Question

If ${\lambda _0}$ and $\lambda$ be the threshold wavelength and the wavelength of the incident light respectively, then the maximum velocity of photo-electrons ejected from the metal surface is:
(A) $\sqrt {\dfrac{{2h}}{m}({\lambda _0} - \lambda )}$
(B) $\sqrt {\dfrac{{2hc}}{m}(\dfrac{{{\lambda _0} - \lambda }}{{\lambda {\lambda _0}}})}$
(C) $\sqrt {\dfrac{{2hc}}{m}({\lambda _0} - \lambda )}$
(D) $\dfrac{{2h}}{m}[\dfrac{1}{{{\lambda _0}}} - \dfrac{1}{\lambda }]$

Answer 1

According to the question, first we should know about the formation of photo-electrons and the minimum and maximum energy forms by the electrons respectively. And then find the maximum velocity of that photo-electrons during ejection from the metal surface.
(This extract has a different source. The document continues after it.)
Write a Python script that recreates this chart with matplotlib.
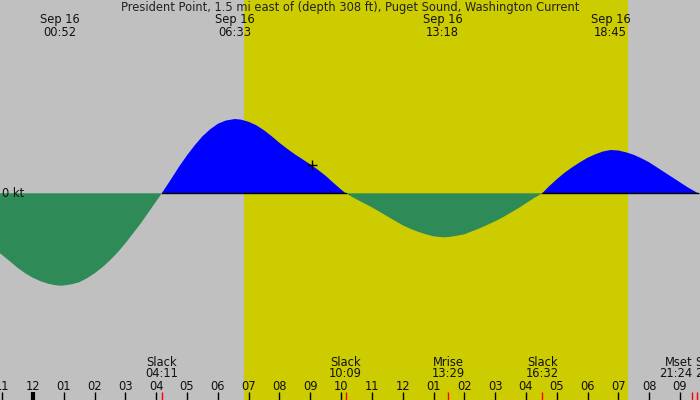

Complete step-by-step answer: When light is inclined on a metal surface, it forms electrons and after ejection, we can call the electrons as Photo-electrons, and this effect is known as photo-electrons effect. And the inclined electrons kept minimum energy and after achieving minimum energy, the metal surface can only eject photo-electron, & that energy is known as Work-function, $w$ :
$\because w = h{v_0}$
here, ${v_0}$ is threshold frequency;
Threshold frequency is defined as the minimum frequency of incident light which can cause photoelectric emission i.e. this frequency is just able to eject electrons without giving them additional energy.
$\Rightarrow w = \dfrac{{hc}}{{{\lambda _0}}}$
Here, ${\lambda _0}$ is the threshold wavelength.
Now,
When light is inclining on the metal surface, it had its energy, $e$ :
$\because e = hv = \dfrac{{hc}}{\lambda }$
here, $\lambda$ is the actual wavelength .
After inclination, the strength of energy decreases. So, $e$ is more than $w$ .
$\therefore$ Kinetic Energy = Energy-Work Function
$\because K.E = e - w$
$\Rightarrow \dfrac{1}{2}m{v^2} = \dfrac{{hc}}{\lambda } - \dfrac{{hc}}{{{\lambda _0}}}$
here, m=mass and v= maximum velocity
$\Rightarrow v = \sqrt {\dfrac{{2hc}}{m}(\dfrac{1}{\lambda } - \dfrac{1}{{{\lambda _0}}})}$
Finally,
$\therefore v = \sqrt {\dfrac{{2hc}}{m}(\dfrac{{{\lambda _0} - \lambda }}{{\lambda {\lambda _0}}})}$

Hence, the correct option is B. $\sqrt {\dfrac{{2hc}}{m}(\dfrac{{{\lambda _0} - \lambda }}{{\lambda {\lambda _0}}})}$ .

Note: The ejection of the photoelectron from the silver metal in the photoelectric effect experiment can be stopped by applying the voltage of 0.35 vol. When the radiation 256.7 nm is used.